20080402

R.E.M. vs. Improv Everywhere = Copyfight Nonsense

By Scott Thill

A bloggy brouhaha erupted Tuesday after R.E.M. posted a video called "The Big Still" that some called a rip-off of a famous Improv Everywhere stunt.

The band quickly removed the clip from its site and apologized for what Laughing Squid called a "blatant rip-off" of the improv troupe's "Frozen Grand Central" stunt from January, in which hundreds of participants suddenly stood stock-still in the New York station, drawing shocked and amused responses from passersby (see video, right).

Geek Gestalt quickly followed up with a post watering down the language -- calling the R.E.M. video a "take-off" (and confusing R.E.M.'s video "Supernatural Superserious" with "The Big Still" by calling it "Everybody here comes from somewhere").

To confuse matters further, Gestalt quoted Improv Everywhere founder Charlie Todd as saying R.E.M. "edited the YouTube description to give us credit, which is enough to satisfy me." Which would be cool, except that Todd complained on Improv Everywhere's site: "It's sort of shocking to see this video which gives absolutely no credit to us and presents the concept of 'getting a mob of people to freeze in place in a public area' as their own original idea."

Got all that?

Here's the problem: It has been done before, differently and similarly, which is to say that the frozen-in-time routine is hardly an "original idea." As James7777777 commented on Geek Gestalt, the U.K. spoof Just for Laughs pulled the same trick almost a decade earlier, albeit in a convenience store rather than Grand Central Station.

And if it's Grand Central Station crowd high jinks you're looking for, check out this poignant scene from Terry Gilliam's The Fisher King (right), which employed both extras and passengers in the New York station to waltz around lovestruck Robin Williams and Amanda Plummer for a memorable sequence way back in 1991.

In other words, R.E.M. bit Improv Everywhere's riff for sure. The band is currently redesigning the video to give the troupe credit, which is nice. But did R.E.M. rip off Improv Everywhere's so-called original idea? Hardly.

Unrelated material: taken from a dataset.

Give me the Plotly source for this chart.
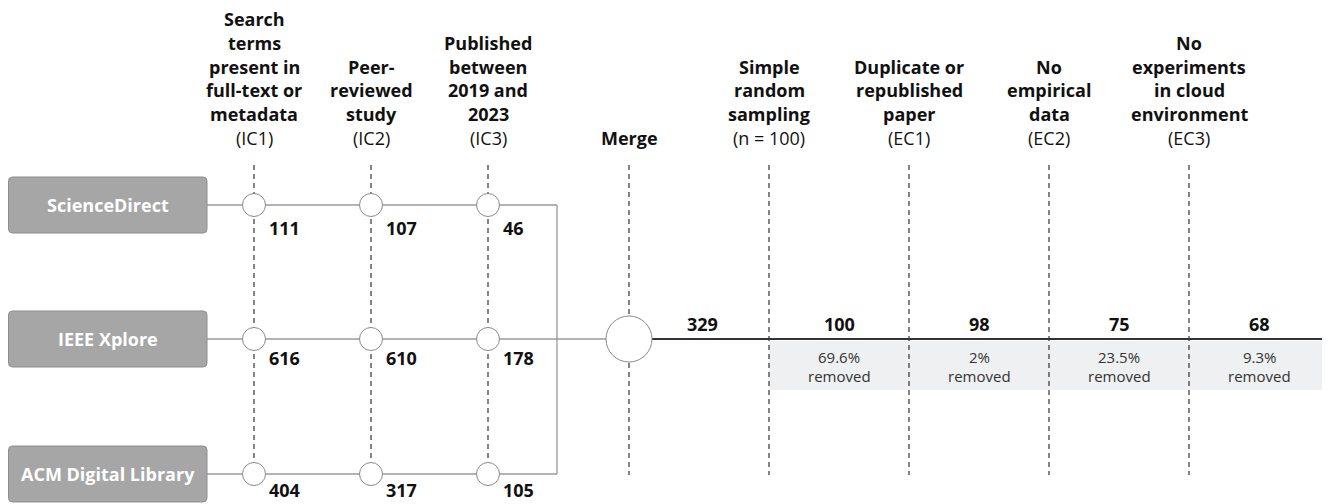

Which begs the question: What exactly is a rip-off, and what exactly is inspiration (or, as one of my profs used to say, interextuality)? There's hardly a purely original idea out there, especially within the oft-poached realms of art and entertainment. Even Shakespeare, as critic Harold Bloom once noted, was as good a borrower as he was a poet. This is an argument that goes back for centuries, so if I was Laughing Squid and Improv Everywhere, I'd chill on the copyfight terminology. (And if I was Geek Gestalt, I'd get the name of the video right.)